# [WHAT TO WORK ON]
Using the listing below, give again exactly the lines from the line with "Rebuild this chart as a Python" to the line with "label=label, clip_on=False, zorder=3)", inclusive, without the pictures.

Plotting code records:
########

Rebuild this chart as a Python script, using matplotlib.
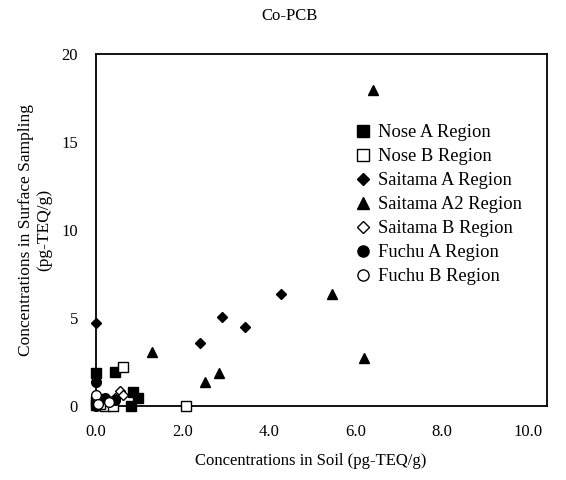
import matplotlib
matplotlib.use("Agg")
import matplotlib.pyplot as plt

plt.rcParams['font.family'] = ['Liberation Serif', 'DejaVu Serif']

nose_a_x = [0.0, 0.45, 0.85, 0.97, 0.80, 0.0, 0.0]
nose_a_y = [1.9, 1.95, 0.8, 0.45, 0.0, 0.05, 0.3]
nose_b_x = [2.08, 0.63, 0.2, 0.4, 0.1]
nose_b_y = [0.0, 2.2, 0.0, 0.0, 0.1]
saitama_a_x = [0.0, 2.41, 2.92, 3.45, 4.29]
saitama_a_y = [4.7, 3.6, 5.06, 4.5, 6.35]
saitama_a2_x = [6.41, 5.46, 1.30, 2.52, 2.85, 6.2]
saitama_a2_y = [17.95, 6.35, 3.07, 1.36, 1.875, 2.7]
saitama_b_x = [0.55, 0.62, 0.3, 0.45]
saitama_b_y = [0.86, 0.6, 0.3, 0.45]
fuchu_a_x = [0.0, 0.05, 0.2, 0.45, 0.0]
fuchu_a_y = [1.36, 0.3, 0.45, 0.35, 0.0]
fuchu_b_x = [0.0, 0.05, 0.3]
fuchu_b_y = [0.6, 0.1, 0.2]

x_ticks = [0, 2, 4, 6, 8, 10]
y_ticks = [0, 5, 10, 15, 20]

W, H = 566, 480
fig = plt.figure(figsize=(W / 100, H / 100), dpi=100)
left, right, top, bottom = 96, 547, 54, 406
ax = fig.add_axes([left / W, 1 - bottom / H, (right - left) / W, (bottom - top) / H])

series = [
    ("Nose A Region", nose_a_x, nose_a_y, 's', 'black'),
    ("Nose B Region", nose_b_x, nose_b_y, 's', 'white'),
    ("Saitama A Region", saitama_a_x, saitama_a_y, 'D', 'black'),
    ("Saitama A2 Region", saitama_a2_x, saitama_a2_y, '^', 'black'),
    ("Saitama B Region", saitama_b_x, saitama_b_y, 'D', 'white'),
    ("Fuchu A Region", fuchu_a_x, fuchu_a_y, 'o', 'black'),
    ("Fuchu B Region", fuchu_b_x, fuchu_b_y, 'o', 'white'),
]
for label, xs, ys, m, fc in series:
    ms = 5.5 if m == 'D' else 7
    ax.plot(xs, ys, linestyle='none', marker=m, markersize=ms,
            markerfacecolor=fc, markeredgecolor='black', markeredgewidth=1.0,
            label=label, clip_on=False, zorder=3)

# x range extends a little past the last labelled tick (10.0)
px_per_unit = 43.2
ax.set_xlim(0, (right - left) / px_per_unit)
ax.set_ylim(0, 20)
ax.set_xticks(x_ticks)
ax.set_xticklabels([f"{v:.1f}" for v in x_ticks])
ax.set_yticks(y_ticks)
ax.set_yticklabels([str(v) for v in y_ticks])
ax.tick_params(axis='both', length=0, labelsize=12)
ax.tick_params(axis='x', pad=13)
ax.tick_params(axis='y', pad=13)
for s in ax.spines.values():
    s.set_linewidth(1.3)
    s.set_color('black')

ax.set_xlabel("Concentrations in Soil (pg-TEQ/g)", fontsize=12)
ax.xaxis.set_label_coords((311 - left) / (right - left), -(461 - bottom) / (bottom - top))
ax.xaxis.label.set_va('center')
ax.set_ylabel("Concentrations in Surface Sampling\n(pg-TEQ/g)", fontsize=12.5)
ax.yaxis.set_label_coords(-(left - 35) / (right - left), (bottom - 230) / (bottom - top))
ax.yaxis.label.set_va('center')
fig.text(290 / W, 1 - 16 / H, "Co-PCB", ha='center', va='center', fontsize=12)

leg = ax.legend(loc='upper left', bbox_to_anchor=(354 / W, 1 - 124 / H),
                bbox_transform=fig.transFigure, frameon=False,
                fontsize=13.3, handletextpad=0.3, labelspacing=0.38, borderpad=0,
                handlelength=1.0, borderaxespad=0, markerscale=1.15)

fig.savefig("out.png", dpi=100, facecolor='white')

########

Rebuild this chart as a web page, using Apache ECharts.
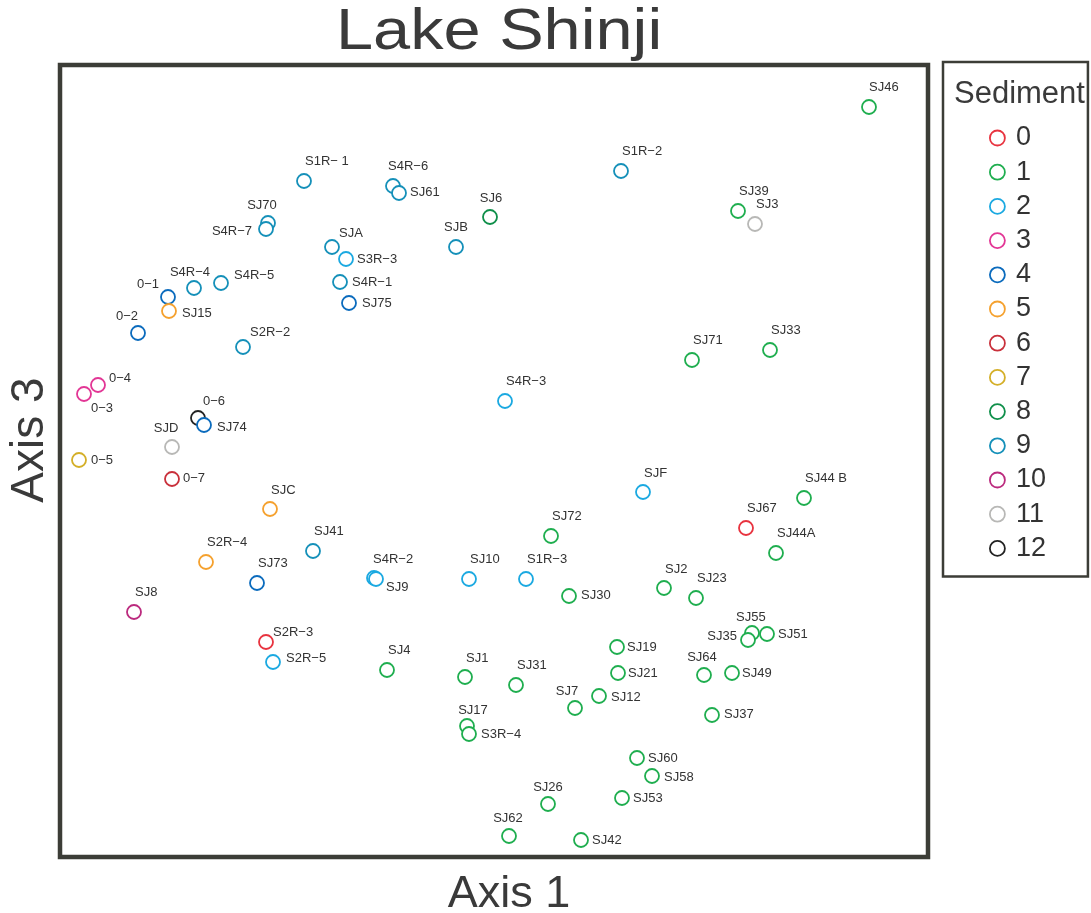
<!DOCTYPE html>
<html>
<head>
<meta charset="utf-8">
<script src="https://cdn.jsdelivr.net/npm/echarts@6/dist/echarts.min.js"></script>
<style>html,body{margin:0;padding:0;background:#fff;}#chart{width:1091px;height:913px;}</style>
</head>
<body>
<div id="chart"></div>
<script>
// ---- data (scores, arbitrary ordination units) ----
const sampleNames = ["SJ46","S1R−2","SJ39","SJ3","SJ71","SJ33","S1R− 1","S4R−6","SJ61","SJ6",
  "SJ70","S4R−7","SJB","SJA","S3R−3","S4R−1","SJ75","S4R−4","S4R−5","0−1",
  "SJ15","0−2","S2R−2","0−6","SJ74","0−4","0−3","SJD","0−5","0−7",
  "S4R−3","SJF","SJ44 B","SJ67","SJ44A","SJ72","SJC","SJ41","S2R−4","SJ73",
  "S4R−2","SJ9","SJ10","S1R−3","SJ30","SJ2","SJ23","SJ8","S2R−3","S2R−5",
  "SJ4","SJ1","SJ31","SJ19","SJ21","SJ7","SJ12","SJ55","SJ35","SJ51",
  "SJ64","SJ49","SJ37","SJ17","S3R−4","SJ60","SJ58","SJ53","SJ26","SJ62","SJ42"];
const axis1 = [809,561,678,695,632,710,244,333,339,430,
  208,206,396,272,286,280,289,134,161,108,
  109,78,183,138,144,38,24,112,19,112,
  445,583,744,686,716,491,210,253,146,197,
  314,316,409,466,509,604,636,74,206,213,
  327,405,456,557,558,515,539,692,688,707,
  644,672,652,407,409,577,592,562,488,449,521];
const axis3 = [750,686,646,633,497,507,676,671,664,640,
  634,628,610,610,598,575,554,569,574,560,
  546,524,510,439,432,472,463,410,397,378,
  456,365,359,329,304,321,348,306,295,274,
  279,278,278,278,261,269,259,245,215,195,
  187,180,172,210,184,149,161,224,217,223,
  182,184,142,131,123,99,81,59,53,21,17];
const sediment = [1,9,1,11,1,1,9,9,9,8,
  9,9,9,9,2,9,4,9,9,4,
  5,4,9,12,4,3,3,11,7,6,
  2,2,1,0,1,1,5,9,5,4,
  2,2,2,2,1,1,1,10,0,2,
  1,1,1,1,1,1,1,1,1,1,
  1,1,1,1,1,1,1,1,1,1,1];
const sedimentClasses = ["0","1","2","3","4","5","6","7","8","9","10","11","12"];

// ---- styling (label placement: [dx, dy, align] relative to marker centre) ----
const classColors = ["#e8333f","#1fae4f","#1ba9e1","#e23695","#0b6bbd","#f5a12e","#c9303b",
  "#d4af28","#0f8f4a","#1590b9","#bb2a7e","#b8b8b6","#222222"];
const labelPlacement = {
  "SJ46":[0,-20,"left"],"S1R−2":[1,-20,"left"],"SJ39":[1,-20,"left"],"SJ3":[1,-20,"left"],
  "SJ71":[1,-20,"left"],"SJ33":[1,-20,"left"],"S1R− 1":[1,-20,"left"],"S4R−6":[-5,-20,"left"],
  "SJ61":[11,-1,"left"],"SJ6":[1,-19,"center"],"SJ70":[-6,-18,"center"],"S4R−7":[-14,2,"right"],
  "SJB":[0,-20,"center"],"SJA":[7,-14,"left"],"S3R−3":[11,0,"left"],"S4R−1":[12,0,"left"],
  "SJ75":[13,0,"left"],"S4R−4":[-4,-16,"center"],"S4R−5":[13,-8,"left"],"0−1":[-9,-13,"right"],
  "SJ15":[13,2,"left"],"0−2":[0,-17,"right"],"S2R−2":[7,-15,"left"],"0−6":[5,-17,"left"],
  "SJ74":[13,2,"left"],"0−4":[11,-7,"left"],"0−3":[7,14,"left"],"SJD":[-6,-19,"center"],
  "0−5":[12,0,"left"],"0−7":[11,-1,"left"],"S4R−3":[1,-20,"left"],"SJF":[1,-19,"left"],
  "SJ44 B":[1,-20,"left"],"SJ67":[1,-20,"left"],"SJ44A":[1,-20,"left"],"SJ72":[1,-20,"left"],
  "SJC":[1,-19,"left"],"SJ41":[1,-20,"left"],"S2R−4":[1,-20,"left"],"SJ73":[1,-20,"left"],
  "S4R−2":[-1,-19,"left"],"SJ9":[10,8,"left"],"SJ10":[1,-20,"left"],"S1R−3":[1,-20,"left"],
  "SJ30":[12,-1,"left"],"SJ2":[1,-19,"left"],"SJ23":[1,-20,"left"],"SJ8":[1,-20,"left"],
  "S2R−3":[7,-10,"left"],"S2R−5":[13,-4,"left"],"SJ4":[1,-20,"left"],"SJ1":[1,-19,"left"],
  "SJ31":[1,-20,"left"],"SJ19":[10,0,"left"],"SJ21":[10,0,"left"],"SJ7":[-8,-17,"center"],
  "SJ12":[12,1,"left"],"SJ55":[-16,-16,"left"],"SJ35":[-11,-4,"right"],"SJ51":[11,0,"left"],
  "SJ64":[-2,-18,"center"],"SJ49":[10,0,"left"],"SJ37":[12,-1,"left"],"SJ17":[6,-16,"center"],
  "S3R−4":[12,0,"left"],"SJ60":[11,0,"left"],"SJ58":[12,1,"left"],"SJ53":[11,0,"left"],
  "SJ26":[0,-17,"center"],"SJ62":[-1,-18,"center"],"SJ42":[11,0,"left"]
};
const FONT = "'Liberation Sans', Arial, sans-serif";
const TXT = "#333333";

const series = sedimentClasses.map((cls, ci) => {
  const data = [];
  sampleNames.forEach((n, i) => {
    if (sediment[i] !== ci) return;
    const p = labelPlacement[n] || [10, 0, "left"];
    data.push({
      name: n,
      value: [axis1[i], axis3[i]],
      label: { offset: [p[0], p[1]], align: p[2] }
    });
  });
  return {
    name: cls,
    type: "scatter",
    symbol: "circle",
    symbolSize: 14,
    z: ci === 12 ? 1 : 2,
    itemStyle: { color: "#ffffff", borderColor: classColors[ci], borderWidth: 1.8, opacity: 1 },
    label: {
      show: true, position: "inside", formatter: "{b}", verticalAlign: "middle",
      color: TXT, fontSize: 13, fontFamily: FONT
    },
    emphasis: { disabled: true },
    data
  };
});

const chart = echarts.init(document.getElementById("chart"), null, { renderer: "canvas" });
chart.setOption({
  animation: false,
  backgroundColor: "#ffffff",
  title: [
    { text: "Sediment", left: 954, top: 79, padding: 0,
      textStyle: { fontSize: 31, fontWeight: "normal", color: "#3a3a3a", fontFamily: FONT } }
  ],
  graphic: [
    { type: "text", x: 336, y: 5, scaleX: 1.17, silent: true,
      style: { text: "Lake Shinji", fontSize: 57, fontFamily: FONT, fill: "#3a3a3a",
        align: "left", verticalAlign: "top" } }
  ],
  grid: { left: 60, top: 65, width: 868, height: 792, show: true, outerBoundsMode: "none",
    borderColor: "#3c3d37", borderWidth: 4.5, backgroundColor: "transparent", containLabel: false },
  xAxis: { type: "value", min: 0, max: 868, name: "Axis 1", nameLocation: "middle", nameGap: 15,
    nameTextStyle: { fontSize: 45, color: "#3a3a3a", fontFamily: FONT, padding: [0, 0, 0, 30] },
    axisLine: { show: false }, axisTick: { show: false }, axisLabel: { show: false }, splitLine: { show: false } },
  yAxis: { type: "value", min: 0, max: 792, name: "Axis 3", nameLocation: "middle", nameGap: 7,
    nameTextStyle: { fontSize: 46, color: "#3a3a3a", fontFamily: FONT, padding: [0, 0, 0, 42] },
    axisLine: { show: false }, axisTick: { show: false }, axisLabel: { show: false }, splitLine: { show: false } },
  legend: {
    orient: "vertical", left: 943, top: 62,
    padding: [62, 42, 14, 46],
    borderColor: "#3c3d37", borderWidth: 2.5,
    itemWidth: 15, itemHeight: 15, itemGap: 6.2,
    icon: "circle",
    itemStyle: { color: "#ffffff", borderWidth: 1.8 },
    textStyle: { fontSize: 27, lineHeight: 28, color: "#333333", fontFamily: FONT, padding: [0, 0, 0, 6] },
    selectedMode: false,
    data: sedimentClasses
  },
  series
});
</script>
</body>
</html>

########

# [ANSWER]
Rebuild this chart as a Python script, using matplotlib.
import matplotlib
matplotlib.use("Agg")
import matplotlib.pyplot as plt

plt.rcParams['font.family'] = ['Liberation Serif', 'DejaVu Serif']

nose_a_x = [0.0, 0.45, 0.85, 0.97, 0.80, 0.0, 0.0]
nose_a_y = [1.9, 1.95, 0.8, 0.45, 0.0, 0.05, 0.3]
nose_b_x = [2.08, 0.63, 0.2, 0.4, 0.1]
nose_b_y = [0.0, 2.2, 0.0, 0.0, 0.1]
saitama_a_x = [0.0, 2.41, 2.92, 3.45, 4.29]
saitama_a_y = [4.7, 3.6, 5.06, 4.5, 6.35]
saitama_a2_x = [6.41, 5.46, 1.30, 2.52, 2.85, 6.2]
saitama_a2_y = [17.95, 6.35, 3.07, 1.36, 1.875, 2.7]
saitama_b_x = [0.55, 0.62, 0.3, 0.45]
saitama_b_y = [0.86, 0.6, 0.3, 0.45]
fuchu_a_x = [0.0, 0.05, 0.2, 0.45, 0.0]
fuchu_a_y = [1.36, 0.3, 0.45, 0.35, 0.0]
fuchu_b_x = [0.0, 0.05, 0.3]
fuchu_b_y = [0.6, 0.1, 0.2]

x_ticks = [0, 2, 4, 6, 8, 10]
y_ticks = [0, 5, 10, 15, 20]

W, H = 566, 480
fig = plt.figure(figsize=(W / 100, H / 100), dpi=100)
left, right, top, bottom = 96, 547, 54, 406
ax = fig.add_axes([left / W, 1 - bottom / H, (right - left) / W, (bottom - top) / H])

series = [
    ("Nose A Region", nose_a_x, nose_a_y, 's', 'black'),
    ("Nose B Region", nose_b_x, nose_b_y, 's', 'white'),
    ("Saitama A Region", saitama_a_x, saitama_a_y, 'D', 'black'),
    ("Saitama A2 Region", saitama_a2_x, saitama_a2_y, '^', 'black'),
    ("Saitama B Region", saitama_b_x, saitama_b_y, 'D', 'white'),
    ("Fuchu A Region", fuchu_a_x, fuchu_a_y, 'o', 'black'),
    ("Fuchu B Region", fuchu_b_x, fuchu_b_y, 'o', 'white'),
]
for label, xs, ys, m, fc in series:
    ms = 5.5 if m == 'D' else 7
    ax.plot(xs, ys, linestyle='none', marker=m, markersize=ms,
            markerfacecolor=fc, markeredgecolor='black', markeredgewidth=1.0,
            label=label, clip_on=False, zorder=3)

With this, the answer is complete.